The journey involved a long bus ride, a rabid dog (literally), hitchhiking in the rain, a long expensive taxi ride, only to end up stranded in a town with no restaurant or public bathroom. We thought that the misunderstood superlative would be self evident when we arrived. However, it was, well… not even a waterfall. At least not by my standards. I’d call it a class V rapid. It may not even be in Europe. It was raining heavily and meter was running in our taxi so we only stayed a few minutes.

Kivach Waterfall, Karelia, Russia

Kivach Waterfall, Karelia, Russia 2005 (800×600)

Wandering around in the drizzle we finally found the towns only restaurant. The worlds most isolated Ben & Jerry’s franchise. It wasn’t really a restaurant though just a cake shop with ice cream, tea and coffee but no bathroom. Drinking coffee in a town without bathrooms doesn’t sound like a good idea does it?

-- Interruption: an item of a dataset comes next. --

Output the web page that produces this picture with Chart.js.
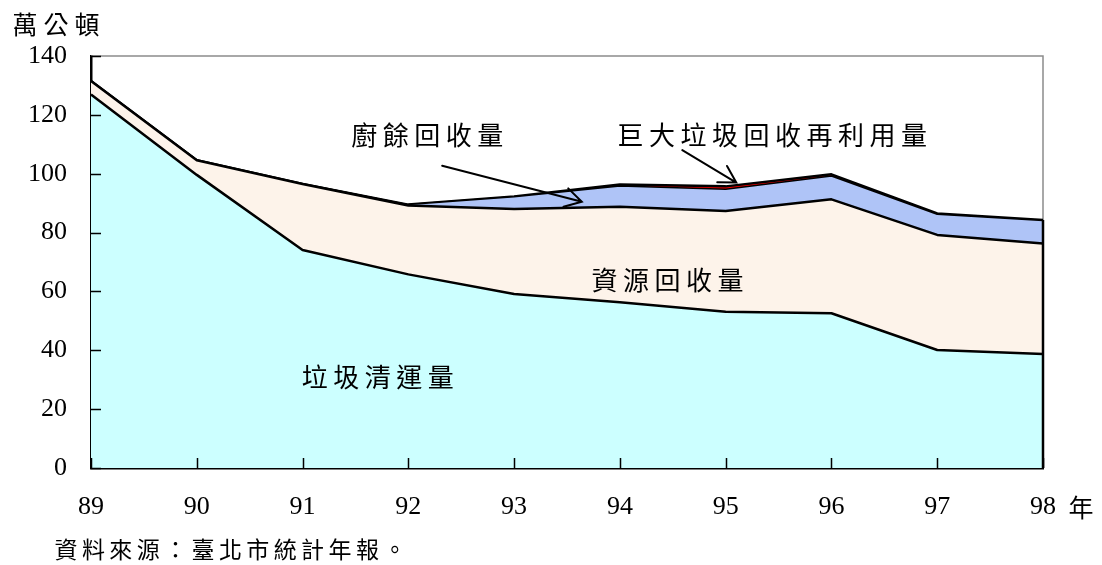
<!DOCTYPE html>
<html>
<head>
<meta charset="utf-8">
<script src="https://cdn.jsdelivr.net/npm/chart.js@4.4.1/dist/chart.umd.min.js"></script>
<style>
  html, body { margin: 0; padding: 0; background: #ffffff; }
  canvas { display: block; }
</style>
</head>
<body>
<canvas id="chart" width="1102" height="565"></canvas>
<script>
// 臺北市垃圾清運與回收量（萬公噸），民國 89–98 年
const years = ['89', '90', '91', '92', '93', '94', '95', '96', '97', '98'];
const garbage   = [126.9, 99.6, 74.1, 65.8, 59.1, 56.3, 53.1, 52.6, 40.1, 38.7]; // 垃圾清運量
const recycling = [4.6, 5.0, 22.4, 23.4, 28.9, 32.5, 34.2, 38.7, 39.1, 37.6];    // 資源回收量
const kitchen   = [0, 0, 0, 0.3, 4.2, 7.0, 7.4, 7.9, 7.0, 7.8];                  // 廚餘回收量
const bulky     = [0, 0, 0, 0, 0.1, 0.5, 1.0, 0.6, 0.3, 0.2];                    // 巨大垃圾回收再利用量
const yMin = 0, yMax = 140, yStep = 20;

const SERIF = '"Liberation Serif", "Times New Roman", serif';
const CJK = '"Noto Sans CJK TC", "Noto Sans CJK SC", sans-serif';

// Callouts placed in data space: [category index, value]
const callouts = [
  { text: '廚餘回收量', at: [3.18, 113.1] },
  { text: '巨大垃圾回收再利用量', at: [6.44, 113.1] },
  { text: '資源回收量', at: [5.45, 63.9] },
  { text: '垃圾清運量', at: [2.71, 31.0] }
];
const pointers = [
  { from: [3.32, 102.7], to: [4.64, 90.5] },
  { from: [5.59, 108.0], to: [6.10, 97.0] }
];

function spacedText(ctx, text, cx, cy, size, pitch) {
  ctx.font = size + 'px ' + CJK;
  ctx.fillStyle = '#000';
  ctx.textAlign = 'center';
  ctx.textBaseline = 'middle';
  const chars = Array.from(text);
  const start = cx - pitch * (chars.length - 1) / 2;
  chars.forEach((ch, i) => ctx.fillText(ch, start + i * pitch, cy));
}

function arrowLine(ctx, x0, y0, x1, y1) {
  const ang = Math.atan2(y1 - y0, x1 - x0);
  const head = 19, spread = Math.PI / 6;
  ctx.save();
  ctx.strokeStyle = '#000';
  ctx.lineWidth = 2;
  ctx.lineCap = 'round';
  ctx.beginPath();
  ctx.moveTo(x0, y0);
  ctx.lineTo(x1, y1);
  ctx.moveTo(x1 - head * Math.cos(ang - spread), y1 - head * Math.sin(ang - spread));
  ctx.lineTo(x1, y1);
  ctx.lineTo(x1 - head * Math.cos(ang + spread), y1 - head * Math.sin(ang + spread));
  ctx.stroke();
  ctx.restore();
}

const framePlugin = {
  id: 'frame',
  beforeDatasetsDraw(chart) {
    const { ctx, chartArea: a } = chart;
    ctx.save();
    ctx.strokeStyle = '#8c8c8c';
    ctx.lineWidth = 1.5;
    ctx.beginPath();
    ctx.moveTo(a.left, a.top);
    ctx.lineTo(a.right, a.top);
    ctx.lineTo(a.right, a.bottom);
    ctx.stroke();
    ctx.restore();
  },
  afterDatasetsDraw(chart) {
    const { ctx } = chart;
    const xs = chart.scales.x, ys = chart.scales.y;
    // closing edge of the stacked area at the last year
    const last = years.length - 1;
    const total = garbage[last] + recycling[last] + kitchen[last] + bulky[last];
    const xr = xs.getPixelForValue(last);
    ctx.save();
    ctx.strokeStyle = '#000';
    ctx.lineWidth = 2.5;
    ctx.beginPath();
    ctx.moveTo(xr, ys.getPixelForValue(0));
    ctx.lineTo(xr, ys.getPixelForValue(total));
    ctx.stroke();
    ctx.restore();

    pointers.forEach(p => arrowLine(ctx,
      xs.getPixelForValue(p.from[0]), ys.getPixelForValue(p.from[1]),
      xs.getPixelForValue(p.to[0]), ys.getPixelForValue(p.to[1])));
    callouts.forEach(c => spacedText(ctx, c.text,
      xs.getPixelForValue(c.at[0]), ys.getPixelForValue(c.at[1]), 26, 31.5));
  },
  afterDraw(chart) {
    const { ctx, chartArea: a } = chart;
    const xs = chart.scales.x, ys = chart.scales.y;
    // inward tick marks on both axes
    ctx.save();
    ctx.strokeStyle = '#000';
    ctx.lineWidth = 1.5;
    ctx.beginPath();
    xs.ticks.forEach((t, i) => {
      const px = Math.round(xs.getPixelForTick(i)) + 0.5;
      ctx.moveTo(px, a.bottom);
      ctx.lineTo(px, a.bottom - 10);
    });
    ys.ticks.forEach((t, i) => {
      const py = Math.round(ys.getPixelForTick(i)) + 0.5;
      ctx.moveTo(a.left, py);
      ctx.lineTo(a.left + 10, py);
    });
    ctx.stroke();
    ctx.restore();

    spacedText(ctx, '萬公頓', 56, 24, 25, 31);
    spacedText(ctx, '年', 1081, 507, 25, 0);
    const src = '資料來源：臺北市統計年報。';
    const pitch = 27.4;
    spacedText(ctx, src, 54 + 12 + pitch * 6, 549, 23, pitch);
  }
};

new Chart(document.getElementById('chart'), {
  type: 'line',
  data: {
    labels: years,
    datasets: [
      { label: '垃圾清運量', data: garbage, fill: 'origin',
        backgroundColor: '#ccffff', borderColor: '#000', borderWidth: 2.5 },
      { label: '資源回收量', data: recycling, fill: '-1',
        backgroundColor: '#fdf3ea', borderColor: '#000', borderWidth: 2.5 },
      { label: '廚餘回收量', data: kitchen, fill: '-1',
        backgroundColor: '#afc4f7', borderColor: '#000', borderWidth: 1.5 },
      { label: '巨大垃圾回收再利用量', data: bulky, fill: '-1',
        backgroundColor: '#ff0000', borderColor: '#000', borderWidth: 2.5 }
    ]
  },
  options: {
    responsive: false,
    animation: false,
    events: [],
    layout: { padding: { top: 56, right: 59, left: 0, bottom: 0 } },
    elements: {
      point: { radius: 0 },
      line: { tension: 0, borderJoinStyle: 'round' }
    },
    plugins: {
      legend: { display: false },
      tooltip: { enabled: false },
      title: { display: false }
    },
    scales: {
      x: {
        type: 'category',
        offset: false,
        z: 1,
        grid: { drawOnChartArea: false, drawTicks: false },
        border: { display: true, color: '#000', width: 2.5 },
        ticks: { color: '#000', font: { family: SERIF, size: 26 }, padding: 24, maxRotation: 0, autoSkip: false },
        afterFit(scale) { scale.height = 97; }
      },
      y: {
        stacked: true,
        min: yMin,
        max: yMax,
        z: 1,
        grid: { drawOnChartArea: false, drawTicks: false },
        border: { display: true, color: '#000', width: 2.5 },
        ticks: { stepSize: yStep, color: '#000', font: { family: SERIF, size: 26 }, padding: 24 },
        afterFit(scale) { scale.width = 91; }
      }
    }
  },
  plugins: [framePlugin]
});
</script>
</body>
</html>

Ben & Jerrys. Kondopoga, Karelia, Russia

Fake Ben & Jerry’s, Kondopoga, Russia 2005

Kondopoga, Karelia, Russia

Kondopoga, worlds fewest public bathrooms. (800×600)

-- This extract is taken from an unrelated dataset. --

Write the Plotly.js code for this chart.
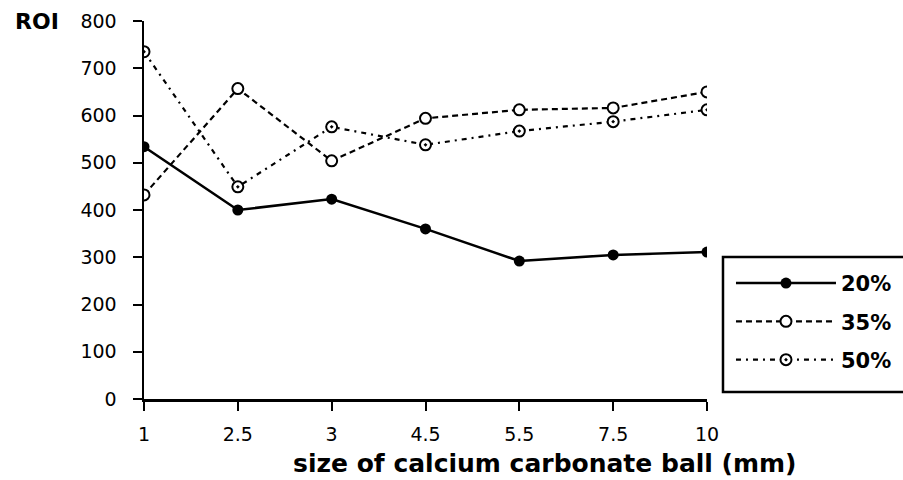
<!DOCTYPE html>
<html>
<head>
<meta charset="utf-8">
<script src="https://cdn.plot.ly/plotly-3.0.1.min.js"></script>
<style>html,body{margin:0;padding:0;background:#fff;}#chart{width:903px;height:480px;}</style>
</head>
<body>
<div id="chart"></div>
<script>
var categories = ["1", "2.5", "3", "4.5", "5.5", "7.5", "10"];
var series20 = [534, 400, 423, 360, 292, 305, 311];
var series35 = [432, 657, 504, 594, 612, 616, 650];
var series50 = [735, 449, 576, 538, 567, 587, 612];
var seriesNames = ["20%", "35%", "50%"];
var yTicks = [0, 100, 200, 300, 400, 500, 600, 700, 800];

var FONT = "DejaVu Sans, Liberation Sans, Arial, sans-serif";

var traces = [
  {
    x: categories, y: series20, name: seriesNames[0], type: "scatter", mode: "lines+markers",
    line: {color: "#000", width: 2.5},
    marker: {symbol: "circle", size: 11, color: "#000"},
    legendgroup: "a"
  },
  {
    x: categories, y: series35, name: seriesNames[1], type: "scatter", mode: "lines+markers",
    line: {color: "#000", width: 2.2, dash: "6px,4px"},
    marker: {symbol: "circle", size: 11, color: "#fff", line: {color: "#000", width: 2}},
    legendgroup: "b"
  },
  {
    x: categories, y: series50, name: seriesNames[2], type: "scatter", mode: "lines+markers",
    line: {color: "#000", width: 2.2, dash: "5px,5px,2px,5px"},
    marker: {symbol: "circle-dot", size: 11, color: "#fff", line: {color: "#000", width: 2}},
    legendgroup: "c"
  }
];

var layout = {
  width: 903, height: 480,
  margin: {l: 144, r: 196, t: 21, b: 81, pad: 0, autoexpand: false},
  paper_bgcolor: "#fff", plot_bgcolor: "#fff",
  showlegend: true,
  font: {family: FONT, color: "#000", size: 19},
  xaxis: {
    type: "category", range: [0, 6],
    showline: true, linecolor: "#000", linewidth: 2.5,
    ticks: "outside", ticklen: 9, tickwidth: 2, tickcolor: "#000",
    showgrid: false, zeroline: false,
    tickfont: {family: FONT, size: 19, color: "#000"},
    ticklabelstandoff: 8
  },
  yaxis: {
    range: [0, 800], tickvals: yTicks, ticktext: yTicks.map(String),
    showline: true, linecolor: "#000", linewidth: 2.5,
    ticks: "outside", ticklen: 9, tickwidth: 2, tickcolor: "#000",
    showgrid: false, zeroline: false,
    tickfont: {family: FONT, size: 19, color: "#000"},
    ticklabelstandoff: 12
  },
  legend: {
    x: 1.0426, xanchor: "left", y: 0.36, yanchor: "top",
    bgcolor: "rgba(0,0,0,0)", borderwidth: 0,
    font: {family: FONT, size: 21, color: "#000", weight: "bold"},
    itemwidth: 100,
    tracegroupgap: 8
  },
  shapes: [
    {type: "rect", xref: "paper", yref: "paper", x0: 1.0284, x1: 1.4, y0: 0.0185, y1: 0.3757,
     line: {color: "#000", width: 2.5}, fillcolor: "rgba(0,0,0,0)"}
  ],
  annotations: [
    {text: "ROI", xref: "paper", yref: "paper", x: -0.2327, y: 1.0, xanchor: "left", yanchor: "middle",
     showarrow: false, font: {family: FONT, size: 22, color: "#000", weight: "bold"}},
    {text: "size of calcium carbonate ball (mm)", xref: "paper", yref: "paper", x: 0.712, y: -0.17,
     xanchor: "center", yanchor: "middle", showarrow: false,
     font: {family: FONT, size: 25, color: "#000", weight: "bold"}}
  ]
};

Plotly.newPlot("chart", traces, layout, {displayModeBar: false, staticPlot: true});
</script>
</body>
</html>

They finally kicked us out of the Ben & Jerry’s some hours before our train was due. As we trudged back to the station huddled under our Moscow umbrella we found a casino bar blaring Russian pop. We went in hoping for a bathroom and found a lone girl sulking behind the bar. Thinking it would be rude to head straight for the loo we sat near the dance floor and waited for her come over. She gave us a few furtive glances but didn’t budge from her place. You might think that when two foreigners walk into the loneliest bar in Russia it might be a cause for celebration or at least a sale. We grew restless. Cheyenne approached her and asked for beer. Bila Nich. “I can’t serve you because this is a members only club” she apologized. I use the word apologized loosely, “membership costs 500 rubles.” Huh?! I guess we know why there aren’t any customers. Cheyenne replied that that would be the worlds most expensive beer and we really only wanted to use the bathroom. She brightened a little and let us use the bathroom for free. The freeest bathrooms in Russia. Another opportunity for commerce foiled. She may have even waved when we left. I don’t know what she does in there all day but it isn’t cleaning toilets.

Empty waiting room at the trainstation in Kondopoga, Karelia, Russia

Kondopoga. The worlds vacantest train station until some old dude showed up and was so happy to find us there, he took out his teeth and shared his wine.